Hamas'ın seçimleri kazanmasının ardından koyulan bariyerleri "güdümlü demokrasi" olarak nitelendiren Erdoğan, "Biz ileri demokrasiyi mi konuşuyoruz, gerçek manada bağımsız bir demokrasiyi mi konuşuyoruz, yoksa 'ben ne kadar istersem o kadar demokrasi' mantığını mı konuşuyoruz? 'Ben ne kadar istersem o kadar demokrasi' olmaz. 'Ben ne kadar verirsem o kadar yersin' olmaz" dedi.

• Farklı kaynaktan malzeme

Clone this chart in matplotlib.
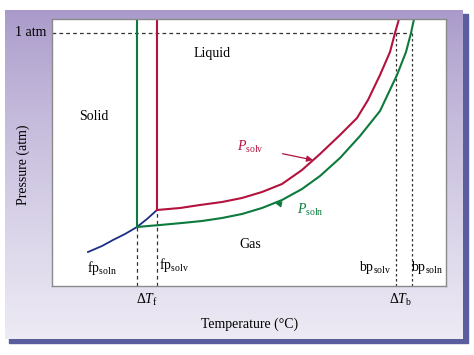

'Öyle bir an var ki, savaş ve adalet adeta eş anlamlı'


Toplantıda Erdoğan'a, "Savaş karşıtı olduğunuz sonucunu çıkarabiliriz miyiz?" şeklinde de bir soru yöneltildi. "Öncelikle şunda hiç tereddütümüz, şüphemiz yoktur, Allah'ın adaleti kesindir. Orada tereddüt söz konusu değildir. O er geç tecelli eder ama onu biz bilemeyiz" diyen Erdoğan, bunun nerede, nasıl ve ne zaman olacağının bilinemeyeceğini ama muhakkak tecelli ettiğini söyledi. Erdoğan, sözlerini şöyle sürdürdü:

"İslam dünyasının temsilcileri, Hristiyan dünyasının temsilcileri, Musevilerin temsilcileri bir araya gelmelidir. Tüm insanlığa ortak mesajlarını vermelidirler. Bu Suriye'deki katliama karşı nasıl tavır alınması gerekir. Ben savaşa karşıyım, savaşa duyarlılığı olan hiçbir insan tabi ki kabullenemez, kabul edemez. Ama öyle bir an vardır ki o işte son kelimenin, cümlenin demiyorum, kelimenin yapılacağı andır ki işte orada savaş ve adalet ikisi adeta eş anlamlıdır. İşte onun karar anı çok önemlidir. Bu konuda da buraya gelmeden din adamları eğer bu işi müşterek olarak büyütür de sınır aşan din adamları burada hakikaten ortaya çıkarlarsa inanıyorum ki orada farklı bir netice oluşabilir, ona göre de bunun adımları atılabilir. Siyasiler bana göre onlardan sonradır. Onlar yeter ki o zemini hazırlamış olsunlar."

'Interesting cevaplar veremedik galiba'

Sürenin dolduğunun belirtilmesi üzerine Erdoğan'ın, "Interesting cevaplar veremedik galiba" diye espri yapması salonda gülüşmelere yol açtı.